▶ **PROBLEM REQUIREMENTS**:
Give back exactly the lines from the beginning of the listing below to the line holding "const mcsmOpenExp = [10.72];", both ends included; the pictures stay out.

▶ **AVAILABLE DATA**:
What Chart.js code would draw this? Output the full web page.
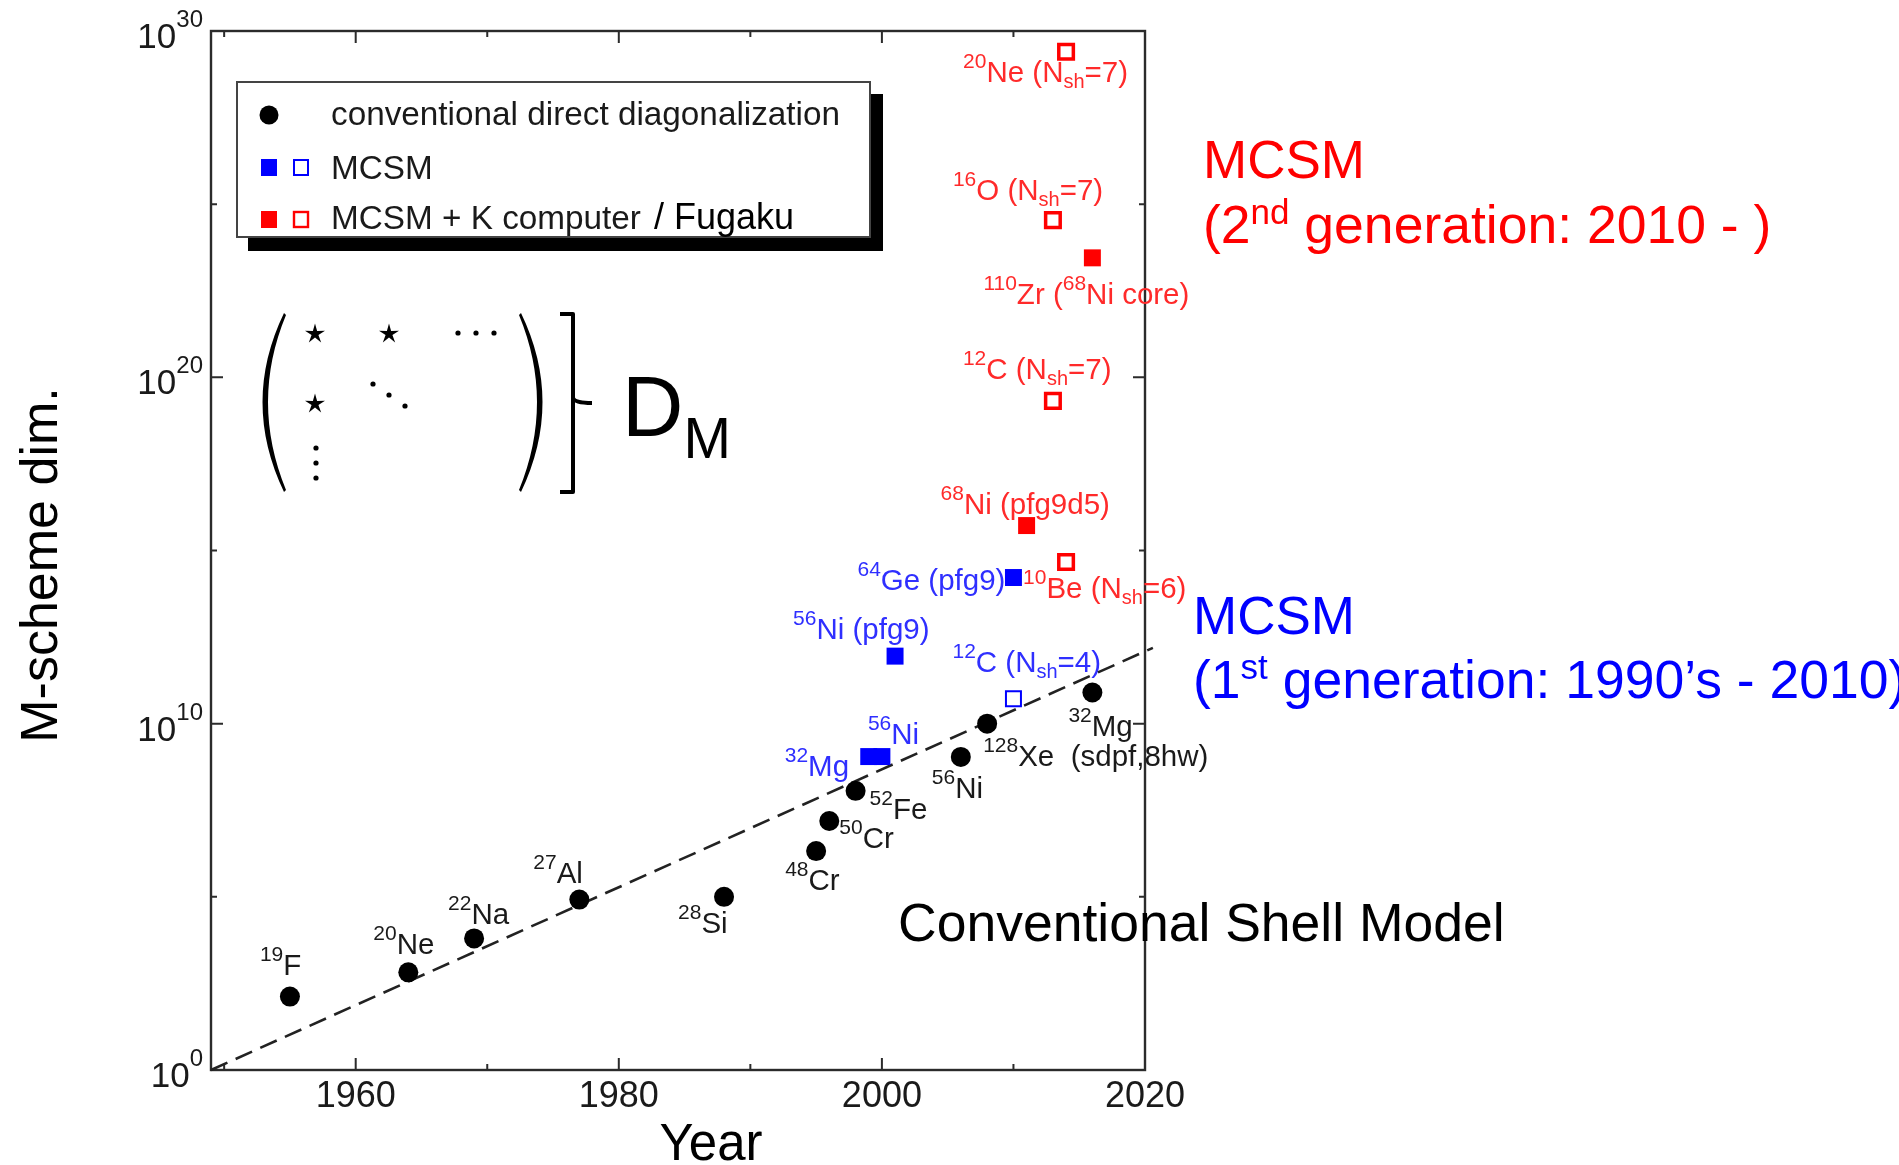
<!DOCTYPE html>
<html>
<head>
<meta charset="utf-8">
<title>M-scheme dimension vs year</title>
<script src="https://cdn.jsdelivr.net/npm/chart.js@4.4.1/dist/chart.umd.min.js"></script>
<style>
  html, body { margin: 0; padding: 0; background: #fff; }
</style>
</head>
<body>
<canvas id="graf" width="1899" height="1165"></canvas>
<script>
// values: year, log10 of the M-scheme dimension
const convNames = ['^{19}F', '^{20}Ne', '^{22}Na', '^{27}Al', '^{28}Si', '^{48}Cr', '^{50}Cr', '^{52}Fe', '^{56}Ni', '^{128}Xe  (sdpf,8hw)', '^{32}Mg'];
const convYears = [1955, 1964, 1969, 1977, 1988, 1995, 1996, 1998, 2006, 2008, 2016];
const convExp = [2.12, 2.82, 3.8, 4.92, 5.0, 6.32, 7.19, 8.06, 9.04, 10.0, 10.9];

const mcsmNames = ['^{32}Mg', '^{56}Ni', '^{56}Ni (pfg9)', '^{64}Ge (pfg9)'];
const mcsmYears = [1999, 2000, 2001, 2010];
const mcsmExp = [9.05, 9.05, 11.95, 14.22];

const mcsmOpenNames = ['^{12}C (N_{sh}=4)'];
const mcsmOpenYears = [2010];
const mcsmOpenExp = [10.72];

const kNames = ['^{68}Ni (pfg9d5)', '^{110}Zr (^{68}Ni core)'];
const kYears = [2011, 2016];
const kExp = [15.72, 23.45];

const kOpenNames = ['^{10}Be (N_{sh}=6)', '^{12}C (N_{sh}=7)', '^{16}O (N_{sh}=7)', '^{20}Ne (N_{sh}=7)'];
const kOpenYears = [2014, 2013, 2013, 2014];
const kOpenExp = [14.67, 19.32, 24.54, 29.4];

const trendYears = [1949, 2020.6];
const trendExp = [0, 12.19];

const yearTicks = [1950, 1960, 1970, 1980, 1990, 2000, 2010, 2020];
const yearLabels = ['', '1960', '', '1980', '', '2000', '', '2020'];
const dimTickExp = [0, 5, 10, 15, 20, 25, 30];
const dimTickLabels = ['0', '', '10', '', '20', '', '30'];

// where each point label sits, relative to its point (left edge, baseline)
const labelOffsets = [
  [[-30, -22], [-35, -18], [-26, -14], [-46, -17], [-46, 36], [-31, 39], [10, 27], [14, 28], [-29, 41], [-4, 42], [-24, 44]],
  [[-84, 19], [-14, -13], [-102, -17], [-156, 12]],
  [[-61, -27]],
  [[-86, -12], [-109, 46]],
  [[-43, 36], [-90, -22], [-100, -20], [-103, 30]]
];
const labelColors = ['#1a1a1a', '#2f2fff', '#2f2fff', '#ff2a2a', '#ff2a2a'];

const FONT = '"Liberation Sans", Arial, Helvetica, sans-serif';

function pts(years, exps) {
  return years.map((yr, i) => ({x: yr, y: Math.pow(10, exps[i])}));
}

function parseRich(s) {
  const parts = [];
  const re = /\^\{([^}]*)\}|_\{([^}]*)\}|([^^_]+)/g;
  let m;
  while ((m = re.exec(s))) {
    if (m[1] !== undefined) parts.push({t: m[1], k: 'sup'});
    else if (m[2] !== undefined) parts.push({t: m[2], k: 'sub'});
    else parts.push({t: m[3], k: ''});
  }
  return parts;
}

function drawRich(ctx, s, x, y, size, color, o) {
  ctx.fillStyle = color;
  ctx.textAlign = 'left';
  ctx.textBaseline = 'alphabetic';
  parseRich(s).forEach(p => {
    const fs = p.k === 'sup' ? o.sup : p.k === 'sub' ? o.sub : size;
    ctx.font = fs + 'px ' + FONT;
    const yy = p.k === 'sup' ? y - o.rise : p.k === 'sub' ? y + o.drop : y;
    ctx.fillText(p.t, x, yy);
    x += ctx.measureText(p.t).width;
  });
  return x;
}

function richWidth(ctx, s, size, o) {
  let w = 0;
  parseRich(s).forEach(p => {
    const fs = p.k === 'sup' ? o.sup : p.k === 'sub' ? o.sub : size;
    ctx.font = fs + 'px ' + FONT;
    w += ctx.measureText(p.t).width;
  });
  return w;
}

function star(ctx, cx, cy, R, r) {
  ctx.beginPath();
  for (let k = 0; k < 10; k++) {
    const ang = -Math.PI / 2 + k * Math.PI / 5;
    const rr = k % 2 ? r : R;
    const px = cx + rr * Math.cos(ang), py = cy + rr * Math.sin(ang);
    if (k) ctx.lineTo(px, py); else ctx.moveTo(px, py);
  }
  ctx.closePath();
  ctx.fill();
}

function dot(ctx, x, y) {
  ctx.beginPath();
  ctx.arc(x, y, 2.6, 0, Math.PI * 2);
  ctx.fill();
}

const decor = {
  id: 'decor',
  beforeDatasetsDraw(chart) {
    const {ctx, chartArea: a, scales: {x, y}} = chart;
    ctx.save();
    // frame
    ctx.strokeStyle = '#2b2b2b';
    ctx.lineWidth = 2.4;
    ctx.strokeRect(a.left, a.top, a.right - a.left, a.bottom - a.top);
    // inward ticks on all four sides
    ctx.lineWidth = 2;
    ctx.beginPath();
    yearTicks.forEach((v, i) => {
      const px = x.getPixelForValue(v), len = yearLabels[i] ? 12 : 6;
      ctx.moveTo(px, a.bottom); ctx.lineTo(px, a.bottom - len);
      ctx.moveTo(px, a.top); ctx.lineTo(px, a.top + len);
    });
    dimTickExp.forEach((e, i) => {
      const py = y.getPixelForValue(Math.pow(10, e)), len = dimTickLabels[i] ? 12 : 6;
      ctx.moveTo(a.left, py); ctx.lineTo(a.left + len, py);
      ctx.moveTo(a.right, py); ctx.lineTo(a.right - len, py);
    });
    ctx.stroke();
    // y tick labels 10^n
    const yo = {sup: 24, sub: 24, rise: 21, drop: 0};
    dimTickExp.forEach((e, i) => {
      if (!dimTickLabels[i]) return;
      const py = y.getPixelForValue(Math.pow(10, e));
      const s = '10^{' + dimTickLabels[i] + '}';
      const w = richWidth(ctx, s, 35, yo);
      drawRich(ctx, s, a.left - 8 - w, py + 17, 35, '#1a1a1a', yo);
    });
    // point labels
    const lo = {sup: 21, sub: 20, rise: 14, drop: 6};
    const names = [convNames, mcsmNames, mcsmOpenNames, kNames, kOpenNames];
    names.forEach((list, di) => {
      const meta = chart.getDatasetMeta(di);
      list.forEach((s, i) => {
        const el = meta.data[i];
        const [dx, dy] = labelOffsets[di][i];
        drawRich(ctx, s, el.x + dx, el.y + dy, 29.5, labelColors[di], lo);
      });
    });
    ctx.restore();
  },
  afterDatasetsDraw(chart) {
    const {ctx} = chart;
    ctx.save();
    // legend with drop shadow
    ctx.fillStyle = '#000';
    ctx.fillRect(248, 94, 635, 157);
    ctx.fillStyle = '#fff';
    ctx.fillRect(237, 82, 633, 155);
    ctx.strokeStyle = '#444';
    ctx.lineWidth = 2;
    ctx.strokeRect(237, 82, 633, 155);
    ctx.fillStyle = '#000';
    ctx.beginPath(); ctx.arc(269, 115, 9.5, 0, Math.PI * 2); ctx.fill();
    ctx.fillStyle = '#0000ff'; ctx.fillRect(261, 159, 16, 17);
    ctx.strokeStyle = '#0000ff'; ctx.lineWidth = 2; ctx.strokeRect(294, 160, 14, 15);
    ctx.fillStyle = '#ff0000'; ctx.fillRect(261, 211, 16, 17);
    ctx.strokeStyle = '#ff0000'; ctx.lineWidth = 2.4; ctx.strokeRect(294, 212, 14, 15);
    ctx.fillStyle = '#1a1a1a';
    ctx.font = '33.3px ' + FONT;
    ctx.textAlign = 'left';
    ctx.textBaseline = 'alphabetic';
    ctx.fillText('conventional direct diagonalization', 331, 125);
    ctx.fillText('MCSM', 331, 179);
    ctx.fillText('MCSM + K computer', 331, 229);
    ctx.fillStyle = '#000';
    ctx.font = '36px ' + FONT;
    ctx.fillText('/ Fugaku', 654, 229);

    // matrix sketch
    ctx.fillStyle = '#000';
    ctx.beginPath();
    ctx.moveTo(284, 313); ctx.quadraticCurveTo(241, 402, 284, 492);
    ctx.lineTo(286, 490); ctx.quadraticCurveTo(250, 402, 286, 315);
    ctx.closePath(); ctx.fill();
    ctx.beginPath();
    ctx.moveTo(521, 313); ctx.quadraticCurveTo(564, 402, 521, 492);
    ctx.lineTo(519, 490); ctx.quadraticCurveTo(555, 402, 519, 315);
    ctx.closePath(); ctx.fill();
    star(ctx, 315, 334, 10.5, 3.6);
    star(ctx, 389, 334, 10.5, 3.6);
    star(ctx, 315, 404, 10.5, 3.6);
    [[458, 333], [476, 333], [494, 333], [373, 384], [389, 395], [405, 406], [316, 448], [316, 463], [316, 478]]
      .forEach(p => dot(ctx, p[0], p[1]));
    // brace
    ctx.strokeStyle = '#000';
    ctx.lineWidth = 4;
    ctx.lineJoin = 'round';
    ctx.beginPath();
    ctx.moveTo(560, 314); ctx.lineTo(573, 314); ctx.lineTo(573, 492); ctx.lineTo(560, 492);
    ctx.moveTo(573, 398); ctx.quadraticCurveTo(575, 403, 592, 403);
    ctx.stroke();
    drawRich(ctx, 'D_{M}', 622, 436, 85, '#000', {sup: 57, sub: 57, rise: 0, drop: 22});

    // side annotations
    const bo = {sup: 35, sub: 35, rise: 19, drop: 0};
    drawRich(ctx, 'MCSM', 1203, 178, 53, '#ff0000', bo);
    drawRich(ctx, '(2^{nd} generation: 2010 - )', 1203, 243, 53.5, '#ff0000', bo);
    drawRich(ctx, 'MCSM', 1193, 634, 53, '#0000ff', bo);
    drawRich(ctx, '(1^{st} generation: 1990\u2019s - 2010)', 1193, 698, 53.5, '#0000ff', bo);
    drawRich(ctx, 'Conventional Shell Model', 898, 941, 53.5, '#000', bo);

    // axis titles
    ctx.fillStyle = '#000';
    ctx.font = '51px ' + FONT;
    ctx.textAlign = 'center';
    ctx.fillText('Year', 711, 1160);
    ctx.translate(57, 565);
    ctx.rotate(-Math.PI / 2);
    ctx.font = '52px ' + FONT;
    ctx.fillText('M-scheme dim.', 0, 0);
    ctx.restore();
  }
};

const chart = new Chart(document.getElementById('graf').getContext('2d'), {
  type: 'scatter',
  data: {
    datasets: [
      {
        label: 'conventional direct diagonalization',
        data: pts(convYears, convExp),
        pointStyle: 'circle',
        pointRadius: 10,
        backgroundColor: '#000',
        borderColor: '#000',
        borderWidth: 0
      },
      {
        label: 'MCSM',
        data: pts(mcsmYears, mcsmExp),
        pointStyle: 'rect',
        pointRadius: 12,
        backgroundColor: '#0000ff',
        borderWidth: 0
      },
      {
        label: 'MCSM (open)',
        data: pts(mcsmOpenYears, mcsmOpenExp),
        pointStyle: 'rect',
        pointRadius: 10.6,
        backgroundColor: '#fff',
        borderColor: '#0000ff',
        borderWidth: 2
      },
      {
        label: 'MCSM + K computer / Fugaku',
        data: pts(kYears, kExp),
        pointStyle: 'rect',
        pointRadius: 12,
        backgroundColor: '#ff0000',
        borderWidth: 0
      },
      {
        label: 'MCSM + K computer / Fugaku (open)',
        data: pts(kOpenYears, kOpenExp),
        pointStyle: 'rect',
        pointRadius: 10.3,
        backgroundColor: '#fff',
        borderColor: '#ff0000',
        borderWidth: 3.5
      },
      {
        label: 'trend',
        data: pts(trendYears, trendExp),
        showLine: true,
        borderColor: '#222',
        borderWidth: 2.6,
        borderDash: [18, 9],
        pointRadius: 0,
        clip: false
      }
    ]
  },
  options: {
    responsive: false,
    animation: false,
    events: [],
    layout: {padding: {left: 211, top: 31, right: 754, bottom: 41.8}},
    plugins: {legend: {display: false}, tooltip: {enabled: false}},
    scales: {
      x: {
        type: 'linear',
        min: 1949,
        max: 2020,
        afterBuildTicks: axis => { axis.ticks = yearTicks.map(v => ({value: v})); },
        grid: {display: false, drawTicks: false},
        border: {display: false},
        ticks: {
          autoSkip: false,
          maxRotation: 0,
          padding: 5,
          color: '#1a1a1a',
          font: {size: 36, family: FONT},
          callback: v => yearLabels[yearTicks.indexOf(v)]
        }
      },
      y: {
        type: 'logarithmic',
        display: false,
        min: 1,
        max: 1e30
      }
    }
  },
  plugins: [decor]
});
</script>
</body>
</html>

▶ **IN RESPONSE**:
What Chart.js code would draw this? Output the full web page.
<!DOCTYPE html>
<html>
<head>
<meta charset="utf-8">
<title>M-scheme dimension vs year</title>
<script src="https://cdn.jsdelivr.net/npm/chart.js@4.4.1/dist/chart.umd.min.js"></script>
<style>
  html, body { margin: 0; padding: 0; background: #fff; }
</style>
</head>
<body>
<canvas id="graf" width="1899" height="1165"></canvas>
<script>
// values: year, log10 of the M-scheme dimension
const convNames = ['^{19}F', '^{20}Ne', '^{22}Na', '^{27}Al', '^{28}Si', '^{48}Cr', '^{50}Cr', '^{52}Fe', '^{56}Ni', '^{128}Xe  (sdpf,8hw)', '^{32}Mg'];
const convYears = [1955, 1964, 1969, 1977, 1988, 1995, 1996, 1998, 2006, 2008, 2016];
const convExp = [2.12, 2.82, 3.8, 4.92, 5.0, 6.32, 7.19, 8.06, 9.04, 10.0, 10.9];

const mcsmNames = ['^{32}Mg', '^{56}Ni', '^{56}Ni (pfg9)', '^{64}Ge (pfg9)'];
const mcsmYears = [1999, 2000, 2001, 2010];
const mcsmExp = [9.05, 9.05, 11.95, 14.22];

const mcsmOpenNames = ['^{12}C (N_{sh}=4)'];
const mcsmOpenYears = [2010];
const mcsmOpenExp = [10.72];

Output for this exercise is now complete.